WORK TO COMPLETE: Print, word for word, every line from the beginning of the listing up to and including the line with "import pandas as pd". Pictures are to be excluded.

COLLECTED MATERIAL:
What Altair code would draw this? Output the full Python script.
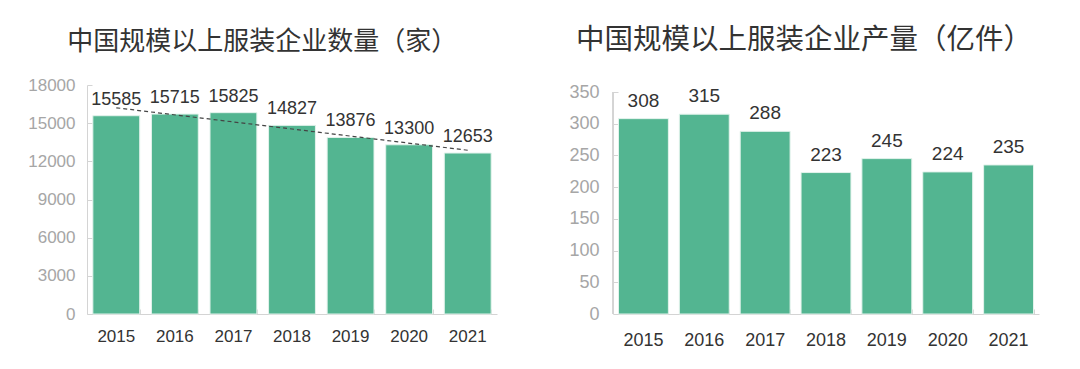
import altair as alt
import pandas as pd

years = [2015, 2016, 2017, 2018, 2019, 2020, 2021]
firms = [15585, 15715, 15825, 14827, 13876, 13300, 12653]
output = [308, 315, 288, 223, 245, 224, 235]
left_title = "中国规模以上服装企业数量（家）"
right_title = "中国规模以上服装企业产量（亿件）"
left_ticks = [0, 3000, 6000, 9000, 12000, 15000, 18000]
right_ticks = [0, 50, 100, 150, 200, 250, 300, 350]

df1 = pd.DataFrame({"year": years, "value": firms})
df2 = pd.DataFrame({"year": years, "value": output})

BAR = "#53B591"
NUM = "Liberation Sans"
CJK = "Noto Sans CJK SC"
AXIS = "#d4d4d4"


def xenc(size, pad, inner):
    return alt.X(
        "year:O", title=None,
        scale=alt.Scale(paddingInner=inner, paddingOuter=inner / 2),
        axis=alt.Axis(labelAngle=0, labelFontSize=size, labelColor="#333333",
                      labelFont=NUM, domainColor=AXIS, ticks=False,
                      labelPadding=pad),
    )


def tick_layer(df, inner, ydomain, yvalues):
    # invisible marks that only carry inward-pointing tick marks
    return alt.Chart(df).mark_point(opacity=0).encode(
        x=alt.X("year:O", title=None,
                scale=alt.Scale(paddingInner=inner, paddingOuter=inner / 2),
                axis=alt.Axis(orient="bottom", offset=-5, labels=False, domain=False,
                              ticks=True, tickBand="extent", tickSize=5,
                              tickColor=AXIS)),
        y=alt.Y("value:Q", title=None,
                scale=alt.Scale(domain=ydomain, nice=False),
                axis=alt.Axis(orient="left", offset=-5, labels=False, domain=False,
                              values=yvalues, ticks=True, tickSize=5,
                              tickColor=AXIS, grid=False)),
    )


# ---- left chart
xl = xenc(17, 14, 0.2)
yl = alt.Y("value:Q", title=None,
           scale=alt.Scale(domain=[0, 18000], nice=False),
           axis=alt.Axis(values=left_ticks, format="d", labelOverlap=False,
                         labelFontSize=17, labelColor="#a6a6a6",
                         labelFont=NUM, domainColor=AXIS, ticks=False, grid=False,
                         labelPadding=12))
base1 = alt.Chart(df1)
bars1 = base1.mark_bar(color=BAR, stroke="#e3f3ec", strokeWidth=1).encode(x=xl, y=yl)
text1 = base1.mark_text(baseline="bottom", dy=-7, fontSize=18, font=NUM,
                        color="#333333").encode(
    x=xl, y=yl, text=alt.Text("value:Q", format="d"))
trend = base1.transform_regression("year", "value", method="linear").mark_line(
    color="#444444", strokeDash=[4, 3], strokeWidth=1.2).encode(x=xl, y=yl)
left = alt.layer(
    alt.layer(bars1, trend, text1),
    tick_layer(df1, 0.2, [0, 18000], left_ticks),
).resolve_scale(x="independent", y="independent").properties(
    width=410, height=229,
    title=alt.TitleParams(left_title, font=CJK, fontSize=26, fontWeight="normal",
                          color="#333333", anchor="middle", frame="bounds",
                          offset=21))

# ---- right chart (plot box as tall as the left one; axis line drawn to 350 only)
RMAX = 350 * 229 / 222
xr = xenc(18, 17, 0.18)
yr_scale = alt.Scale(domain=[0, RMAX], nice=False)
yr_axis = alt.Axis(values=right_ticks, format="d", labelOverlap=False,
                   labelFontSize=18, labelColor="#a6a6a6",
                   labelFont=NUM, domain=False, ticks=False, grid=False,
                   labelPadding=14)
yr = alt.Y("value:Q", title=None, scale=yr_scale, axis=yr_axis)
base2 = alt.Chart(df2)
axis_line = base2.mark_rule(color=AXIS, strokeWidth=1).encode(
    x=alt.value(0),
    y=alt.YDatum(0, type="quantitative", title=None, scale=yr_scale, axis=yr_axis),
    y2=alt.Y2Datum(right_ticks[-1]))
bars2 = base2.mark_bar(color=BAR, stroke="#e3f3ec", strokeWidth=1).encode(x=xr, y=yr)
text2 = base2.mark_text(baseline="bottom", dy=-8, fontSize=19, font=NUM,
                        color="#333333").encode(
    x=xr, y=yr, text=alt.Text("value:Q", format="d"))
right = alt.layer(
    alt.layer(bars2, axis_line, text2),
    tick_layer(df2, 0.18, [0, RMAX], right_ticks),
).resolve_scale(x="independent", y="independent").properties(
    width=426, height=229,
    title=alt.TitleParams(right_title, font=CJK, fontSize=28.5, fontWeight="normal",
                          color="#333333", anchor="middle", frame="bounds",
                          offset=29))

chart = alt.hconcat(left, right, spacing=71).properties(
    padding={"left": 19, "top": 17, "right": 5, "bottom": 5},
    background="white",
).configure_view(stroke=None).configure_axis(labelOverlap=False)

chart.save("out.html", embed_options={"renderer": "svg", "actions": False})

FULL RESPONSE:
What Altair code would draw this? Output the full Python script.
import altair as alt
import pandas as pd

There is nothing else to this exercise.